STATED GOAL =>
Repeat the entries that follow verbatim, without any of their pictures.

DATA PROVIDED =>
>> start

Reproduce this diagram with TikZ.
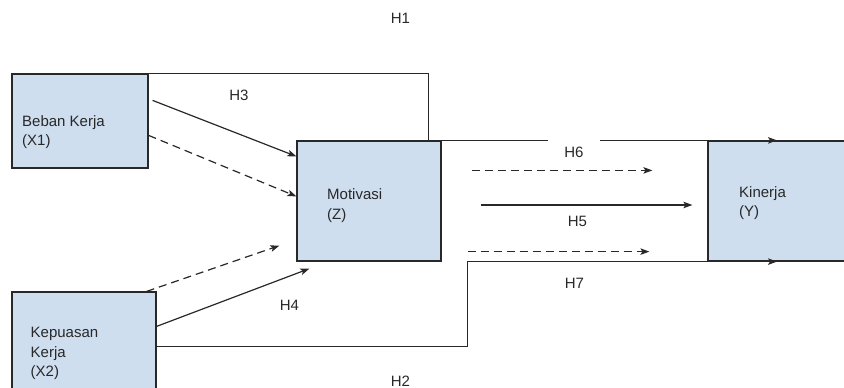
\documentclass[tikz,border=0pt]{standalone}
\usepackage{fontspec}
\setmainfont{Liberation Sans}
\usetikzlibrary{arrows.meta,calc,decorations.markings}

\definecolor{boxblue}{RGB}{207,222,239}
\definecolor{ink}{RGB}{40,40,40}

\tikzset{
  varbox/.style={draw=ink, fill=boxblue, line width=1.2pt, rectangle, inner sep=0pt},
  vartext/.style={inner sep=0pt, anchor=base west, align=left, text=ink},
  hyp/.style={text=ink, inner sep=0pt},
  conn/.style={draw=ink, line width=1.2pt, -{Stealth[length=9pt,width=6.5pt,inset=2pt]}},
  dashconn/.style={conn, dash pattern=on 8pt off 5pt},
  plainline/.style={draw=ink, line width=1.2pt},
  midarrow/.style={postaction={decorate}, decoration={markings,
      mark=at position 0.5 with {\arrow{Stealth[length=9pt,width=6.5pt,inset=2pt]}}}}
}

\begin{document}
\begin{tikzpicture}[x=1pt, y=-1pt, font=\fontsize{15}{19.5}\selectfont]
				\useasboundingbox (0,0) rectangle (844,388);
				% variables
				\node[varbox, minimum width=136pt, minimum height=94pt] (x1) at (80,121) {};
				\node[vartext] (x1t) at (22,145.5) {Beban Kerja\\(X1)};
				\node[varbox, minimum width=144pt, minimum height=120pt] (z) at (369,201) {};
				\node[vartext] (zt) at (327,219) {Motivasi\\(Z)};
				\node[varbox, minimum width=138pt, minimum height=120pt] (y) at (777,201) {};
				\node[vartext] (yt) at (739,216.5) {Kinerja\\(Y)};
				\node[varbox, minimum width=144pt, minimum height=120pt] (x2) at (84,352) {};
				\node[vartext] (x2t) at (30.5,376.5) {Kepuasan\\Kerja\\(X2)};
				%--
				\draw[plainline] (x1.north east) -| ($(z.north west)+(132,0)$) -- (y.north west);
				\draw[plainline, midarrow] (y.north west) -- (y.north east);
				\draw[plainline] ($(x2.north east)+(0,55)$) -| ($(z.south east)+(26,0)$) -- (y.south west);
				\draw[plainline, midarrow] (y.south west) -- (y.south east);
				%--
				\draw[conn] ($(x1.north east)+(4,27)$) -- ($(z.north west)+(0,16)$);
				\draw[dashconn] ($(x1.north east)+(0,62)$) -- ($(z.north west)+(0,56)$);
				\draw[dashconn] ($(x2.north east)+(-10,0)$) -- ($(z.south west)+(-17,-16)$);
				\draw[conn] ($(x2.north east)+(0,35)$) -- ($(z.south west)+(13,7)$);
				\draw[dashconn] ($(z.north east)+(30,30)$) -- ($(y.north west)+(-55,30)$);
				\draw[conn] ($(z.east)+(39,4)$) -- ($(y.west)+(-15,4)$);
				\draw[dashconn] ($(z.south east)+(26,-10)$) -- ($(y.south west)+(-58,-10)$);
				%--
				\node[hyp] (h1) at (400.5,18) {H1};
				\node[hyp] (h2) at (400.5,381) {H2};
				\node[hyp] (h3) at (239,95.5) {H3};
				\node[hyp] (h4) at (289.5,305) {H4};
				\node[hyp] (h5) at (577.5,221) {H5};
				\node[hyp, fill=white, minimum width=52pt, minimum height=24pt] (h6) at (574,152) {H6};
				\node[hyp] (h7) at (574.5,283.5) {H7};
			\end{tikzpicture}
\end{document}
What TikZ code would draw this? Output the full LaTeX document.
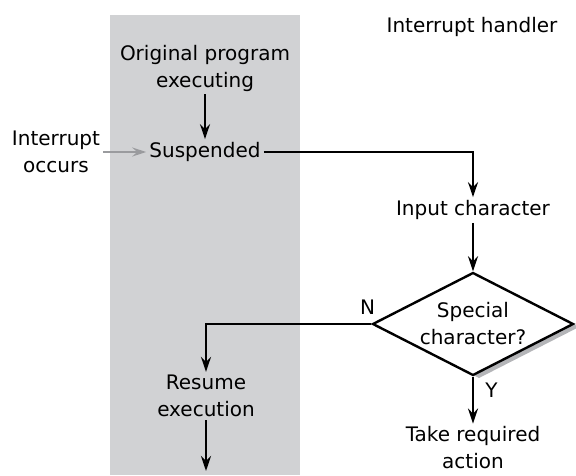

>> end

WRITTEN ANSWER =>
Reproduce this diagram with TikZ.
\documentclass[tikz,border=0pt]{standalone}
\usepackage{fontspec}
\setmainfont{Liberation Sans}
\usetikzlibrary{arrows.meta,calc,decorations.markings}

\definecolor{boxblue}{RGB}{207,222,239}
\definecolor{ink}{RGB}{40,40,40}

\tikzset{
  varbox/.style={draw=ink, fill=boxblue, line width=1.2pt, rectangle, inner sep=0pt},
  vartext/.style={inner sep=0pt, anchor=base west, align=left, text=ink},
  hyp/.style={text=ink, inner sep=0pt},
  conn/.style={draw=ink, line width=1.2pt, -{Stealth[length=9pt,width=6.5pt,inset=2pt]}},
  dashconn/.style={conn, dash pattern=on 8pt off 5pt},
  plainline/.style={draw=ink, line width=1.2pt},
  midarrow/.style={postaction={decorate}, decoration={markings,
      mark=at position 0.5 with {\arrow{Stealth[length=9pt,width=6.5pt,inset=2pt]}}}}
}

\begin{document}
\begin{tikzpicture}[x=1pt, y=-1pt, font=\fontsize{15}{19.5}\selectfont]
				\useasboundingbox (0,0) rectangle (844,388);
				% variables
				\node[varbox, minimum width=136pt, minimum height=94pt] (x1) at (80,121) {};
				\node[vartext] (x1t) at (22,145.5) {Beban Kerja\\(X1)};
				\node[varbox, minimum width=144pt, minimum height=120pt] (z) at (369,201) {};
				\node[vartext] (zt) at (327,219) {Motivasi\\(Z)};
				\node[varbox, minimum width=138pt, minimum height=120pt] (y) at (777,201) {};
				\node[vartext] (yt) at (739,216.5) {Kinerja\\(Y)};
				\node[varbox, minimum width=144pt, minimum height=120pt] (x2) at (84,352) {};
				\node[vartext] (x2t) at (30.5,376.5) {Kepuasan\\Kerja\\(X2)};
				%--
				\draw[plainline] (x1.north east) -| ($(z.north west)+(132,0)$) -- (y.north west);
				\draw[plainline, midarrow] (y.north west) -- (y.north east);
				\draw[plainline] ($(x2.north east)+(0,55)$) -| ($(z.south east)+(26,0)$) -- (y.south west);
				\draw[plainline, midarrow] (y.south west) -- (y.south east);
				%--
				\draw[conn] ($(x1.north east)+(4,27)$) -- ($(z.north west)+(0,16)$);
				\draw[dashconn] ($(x1.north east)+(0,62)$) -- ($(z.north west)+(0,56)$);
				\draw[dashconn] ($(x2.north east)+(-10,0)$) -- ($(z.south west)+(-17,-16)$);
				\draw[conn] ($(x2.north east)+(0,35)$) -- ($(z.south west)+(13,7)$);
				\draw[dashconn] ($(z.north east)+(30,30)$) -- ($(y.north west)+(-55,30)$);
				\draw[conn] ($(z.east)+(39,4)$) -- ($(y.west)+(-15,4)$);
				\draw[dashconn] ($(z.south east)+(26,-10)$) -- ($(y.south west)+(-58,-10)$);
				%--
				\node[hyp] (h1) at (400.5,18) {H1};
				\node[hyp] (h2) at (400.5,381) {H2};
				\node[hyp] (h3) at (239,95.5) {H3};
				\node[hyp] (h4) at (289.5,305) {H4};
				\node[hyp] (h5) at (577.5,221) {H5};
				\node[hyp, fill=white, minimum width=52pt, minimum height=24pt] (h6) at (574,152) {H6};
				\node[hyp] (h7) at (574.5,283.5) {H7};
			\end{tikzpicture}
\end{document}
What TikZ code would draw this? Output the full LaTeX document.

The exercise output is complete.